To build our city’s economic base, this is the building in which we should be investing

  • JABLON

  • Greenfield Public Library’s front entrance, with a banner announcing the grant from the Massachusetts Board of Library Commissioners. Dan Desrochers/STAFF PHOTO

Published: 8/9/2018 3:59:44 PM

For many of my neighbors, the excitement of imagining a new library in Greenfield exceeds even mine. When they heard about the $9.38 million grant from the state that would cover more than half of the cost, they didn’t imagine just a new library for themselves. Instead, they began to imagine any library accessible to them.

Recently I was astounded when I heard a couple of people in town question if we need a new library building. So, I informally surveyed my closest 10 neighbor’s households. In these, three people with limited mobility can’t climb the current library’s front steps. Nor can they get to the basement door, as the nearest someone to assist is 71 feet away. In order to get in, they would need to traverse a fairly rugged incline, rain, and ice and snow in the winter.

Another two households have children in strollers, whose parents have nowhere safe to put their strollers when they use the rear basement entrance. Neither of these situations can be remedied since Greenfield’s current library, built as a residence in the 18th century, is now on the Historic Register and cannot be modified.
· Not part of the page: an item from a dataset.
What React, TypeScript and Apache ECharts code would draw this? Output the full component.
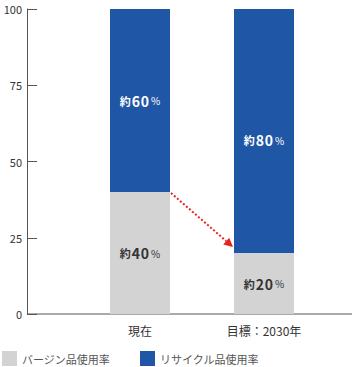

Also among my neighbors are four preteens and teens, who unlike their peers in every other place where I have lived previously to Greenfield, don’t have a dedicated room for their materials. There is so little room in the current building that there’s only a half row of books for each of these age groups. Worse yet, if they live in a noisy household and need a quiet place in the library to do their homework, separate from checkout counters and computer users, it’s not available due to space limitations.

Our library is the most used municipal building in our city with over 500 patrons a day — over 161,000 visitors in fiscal year 2018. It serves a broad cross-section of our city and county populations who come to create, read, learn and write. People get assistance with technology including computers, the internet, printers and also reference materials as they search for jobs at all levels of the economic spectrum. I recently calculated that the materials I regularly borrowed in a given year — it would’ve cost me over $4,200 if I needed to purchase them.

Unlike other city agencies, the library has a public service return on investment of $5.70 for every Greenfield tax dollar invested. The Greenfield Public Library saved our citizens over $4.9M in FY2018. Just imagine what a new facility could do for our community.

As we try to attract companies to invest in Greenfield, the first two amenities they seek for their employees are schools and libraries for their children and themselves. When I moved to Greenfield 15 years ago, my young kids used the library until they reached 5th grade. After that point, it was no longer an inviting place for them. Instead they used other towns’ libraries that offered them so much more. If we want to build our economic base, this is the building we need to invest in, just as we did with our amazing new high school.

Beyond our economic goals, libraries throughout the history of our country, state and city have provided a forum for our citizens to create their vision for their communities. In addition to researching new ideas for its citizens to consider, it provides a place for daily dialogue about envisioning our futures, dialogues based on the immense human knowledge and achievement that our libraries hold. The new building will not only offer better, spacious and comfortable facilities for workshops and forums, but also smaller study rooms, tutoring spaces and informal networking spaces for you and your fellow community members.

In addition to increased accessibility, the new building will also provide library youth service rooms where families can engage in learning activities and help their children develop cognitive, motor, social and executive function skills, which have lifelong effects that boost academic achievement and job success. The pre-teen and teen section of the library will allow them to team-up or work individually to learn computer coding, robotics, math, engineering and other technology skills. This is in addition to the incredibly expanded array of books, literary and artistic activities, as well as environmental and other research materials. It will be a wonderfully creative place for teens to congregate and learn after school and on weekends.

Adults will no longer have to wait in line to use computers and printers or to find quiet spaces to work. There will be many more shelves for books, videos and audio books for you to peruse in numerous comfortable, well-lit open rooms. Restrooms won’t necessarily need to be locked, as they are currently, because they are squirreled away in an inaccessible basement. My neighbors will be able to be dropped off 6 feet from the front door, along with disabled people, and parents with strollers. Our new library will be inclusive rather than exclusive.

So to answer those asking if we need a new library, I say, how could we NOT build a new library that serves everyone? Especially when the state is matching our contribution more than dollar for dollar. As a taxpayer, I want my city councilors to vote for this project.

Paul Jablon is co-chair of the Friends of the Greenfield Public Library.